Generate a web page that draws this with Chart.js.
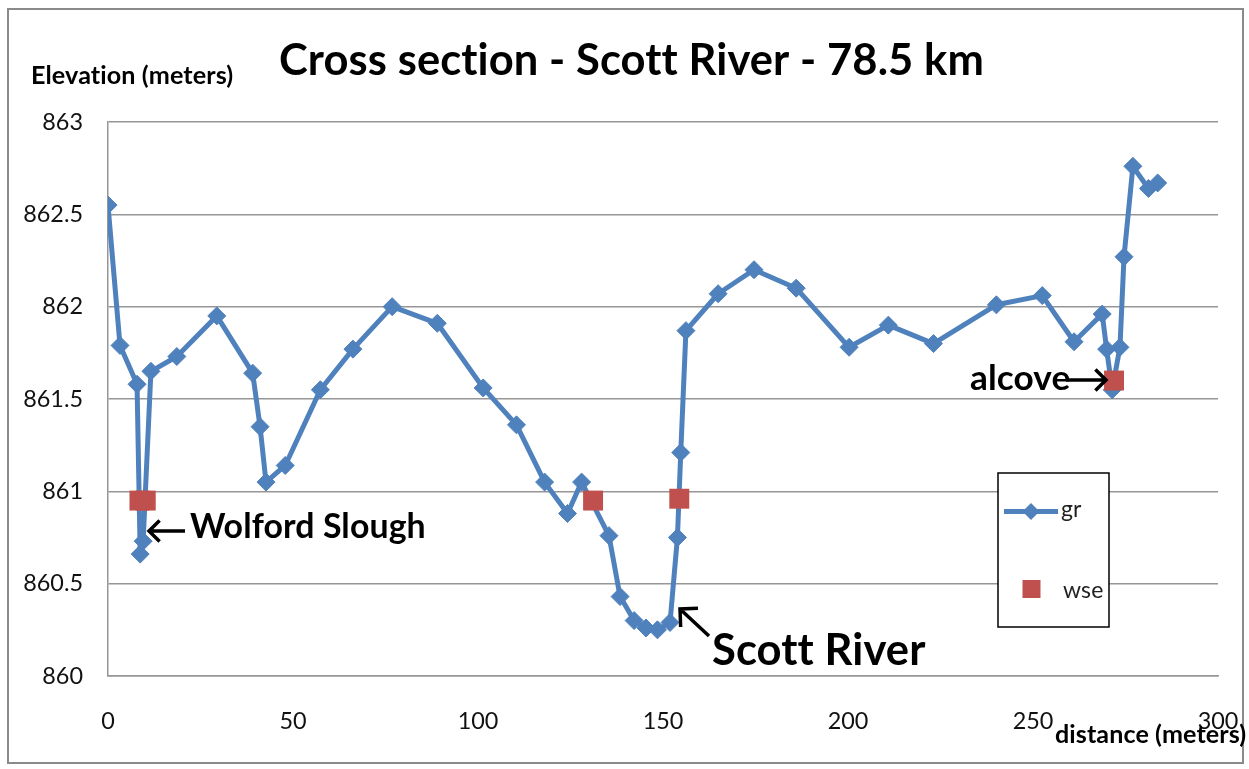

_ _ _

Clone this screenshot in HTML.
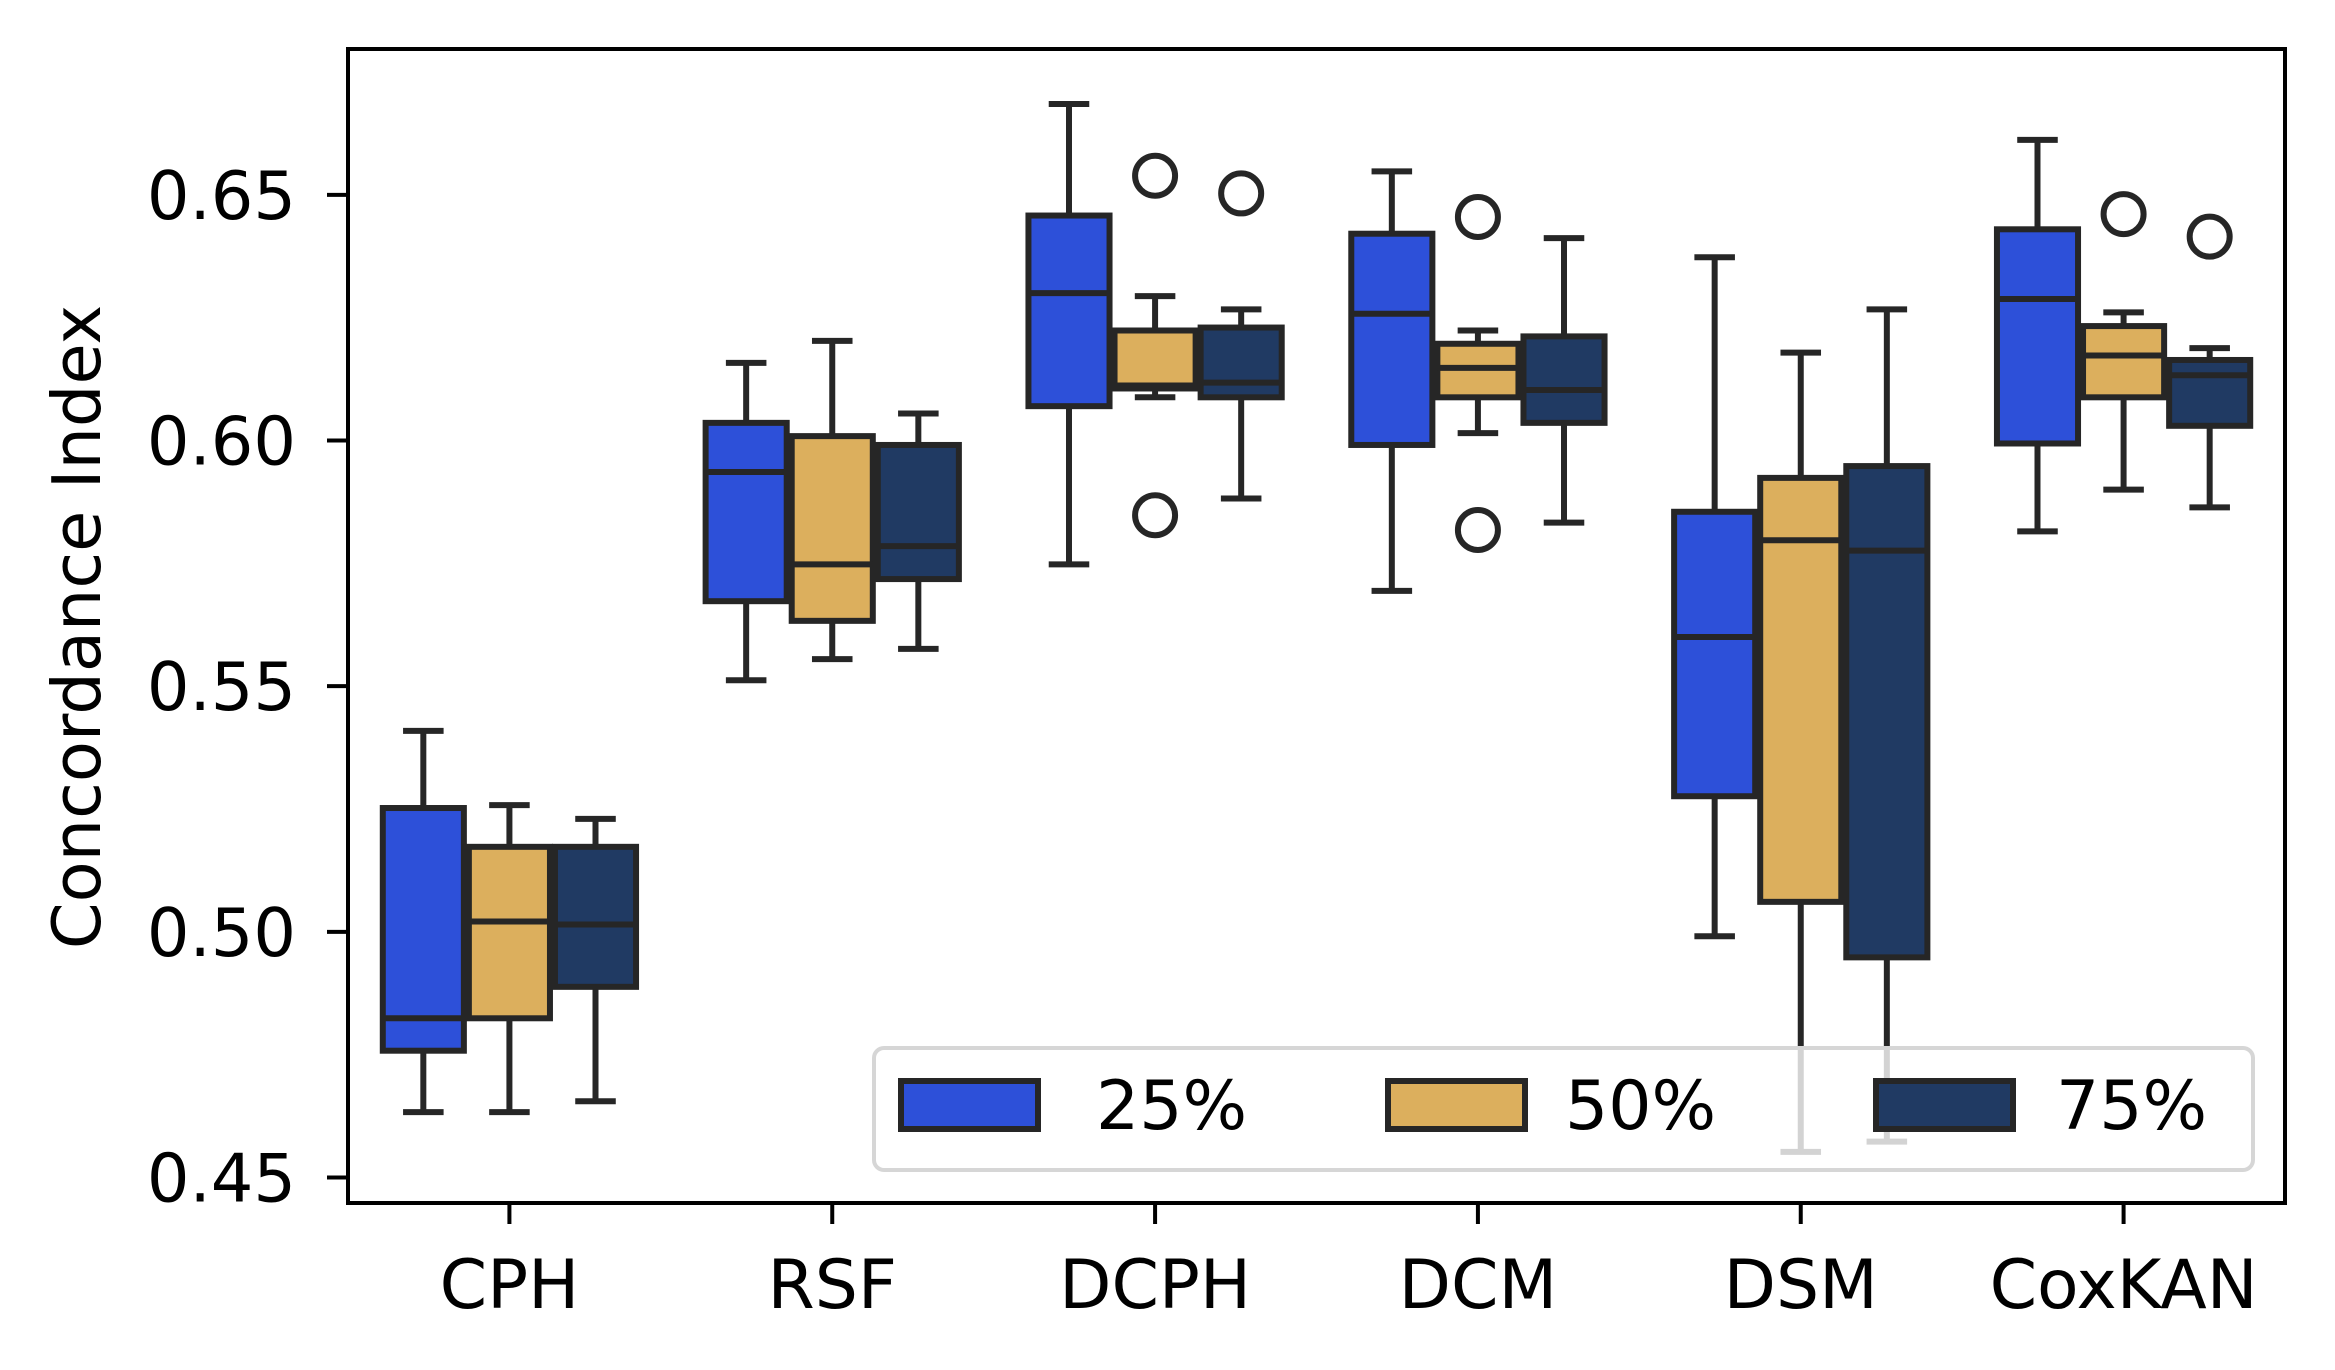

_ _ _

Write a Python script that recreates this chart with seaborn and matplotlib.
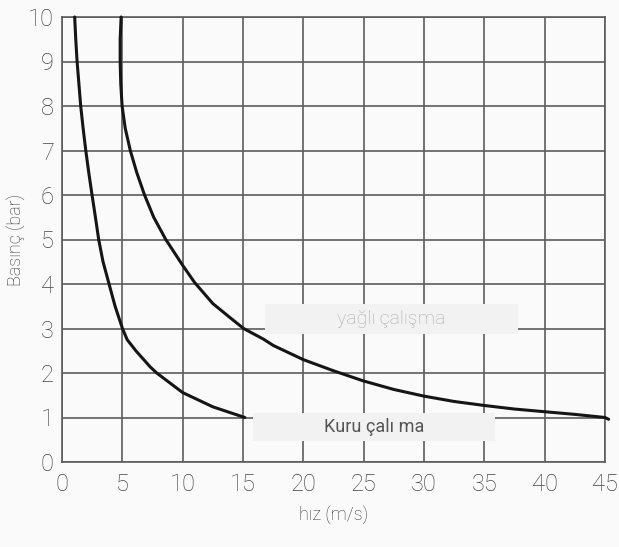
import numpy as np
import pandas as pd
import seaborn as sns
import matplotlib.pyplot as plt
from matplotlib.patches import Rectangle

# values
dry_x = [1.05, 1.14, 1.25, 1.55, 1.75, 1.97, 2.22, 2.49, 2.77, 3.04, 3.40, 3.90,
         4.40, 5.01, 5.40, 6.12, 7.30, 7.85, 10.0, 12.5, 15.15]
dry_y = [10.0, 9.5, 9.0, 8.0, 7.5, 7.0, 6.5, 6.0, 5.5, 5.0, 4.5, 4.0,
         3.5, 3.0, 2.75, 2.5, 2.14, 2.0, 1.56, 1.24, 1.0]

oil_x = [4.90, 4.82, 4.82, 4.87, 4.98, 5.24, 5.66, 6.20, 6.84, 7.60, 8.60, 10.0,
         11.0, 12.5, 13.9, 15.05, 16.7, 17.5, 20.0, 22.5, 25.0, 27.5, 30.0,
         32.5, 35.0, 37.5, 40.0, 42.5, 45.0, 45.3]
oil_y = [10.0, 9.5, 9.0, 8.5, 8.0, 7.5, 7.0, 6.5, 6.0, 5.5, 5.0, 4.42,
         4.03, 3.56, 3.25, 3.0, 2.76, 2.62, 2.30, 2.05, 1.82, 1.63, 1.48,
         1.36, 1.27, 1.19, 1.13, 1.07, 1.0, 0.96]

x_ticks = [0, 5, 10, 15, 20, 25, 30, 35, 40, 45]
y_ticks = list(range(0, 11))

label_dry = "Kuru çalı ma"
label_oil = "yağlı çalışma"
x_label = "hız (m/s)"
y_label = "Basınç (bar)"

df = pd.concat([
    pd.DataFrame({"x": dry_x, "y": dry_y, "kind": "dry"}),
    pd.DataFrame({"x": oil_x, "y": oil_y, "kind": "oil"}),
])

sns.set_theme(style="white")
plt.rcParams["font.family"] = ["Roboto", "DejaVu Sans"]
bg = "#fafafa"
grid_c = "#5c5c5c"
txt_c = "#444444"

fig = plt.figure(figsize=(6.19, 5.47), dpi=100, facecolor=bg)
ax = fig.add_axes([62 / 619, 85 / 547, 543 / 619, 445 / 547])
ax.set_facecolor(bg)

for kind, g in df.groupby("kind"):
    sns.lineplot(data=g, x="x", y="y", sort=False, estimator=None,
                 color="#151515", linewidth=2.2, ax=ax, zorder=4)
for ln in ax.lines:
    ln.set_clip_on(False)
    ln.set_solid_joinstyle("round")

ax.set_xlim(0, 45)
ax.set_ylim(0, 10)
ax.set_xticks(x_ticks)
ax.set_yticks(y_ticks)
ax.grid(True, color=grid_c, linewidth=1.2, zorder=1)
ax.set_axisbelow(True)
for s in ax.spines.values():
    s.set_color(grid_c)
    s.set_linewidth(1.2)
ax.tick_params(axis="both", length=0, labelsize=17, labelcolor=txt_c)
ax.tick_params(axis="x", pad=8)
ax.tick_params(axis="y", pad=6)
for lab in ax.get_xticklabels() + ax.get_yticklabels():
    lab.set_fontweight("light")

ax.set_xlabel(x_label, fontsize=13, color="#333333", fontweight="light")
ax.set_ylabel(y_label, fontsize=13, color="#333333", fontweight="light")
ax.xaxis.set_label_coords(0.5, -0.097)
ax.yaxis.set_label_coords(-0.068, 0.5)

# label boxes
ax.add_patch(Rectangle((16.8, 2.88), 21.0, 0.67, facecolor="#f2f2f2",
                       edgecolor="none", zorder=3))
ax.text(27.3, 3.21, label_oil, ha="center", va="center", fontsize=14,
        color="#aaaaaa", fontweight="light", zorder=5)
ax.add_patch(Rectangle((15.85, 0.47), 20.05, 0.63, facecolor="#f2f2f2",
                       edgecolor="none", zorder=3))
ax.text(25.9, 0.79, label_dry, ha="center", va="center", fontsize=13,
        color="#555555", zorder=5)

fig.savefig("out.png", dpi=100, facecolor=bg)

_ _ _

# TASK TO CARRY OUT
What is the number of lines in this material that hold the string "matplotlib"? Answer with that number only.

# ANSWER TO THE EXERCISE
3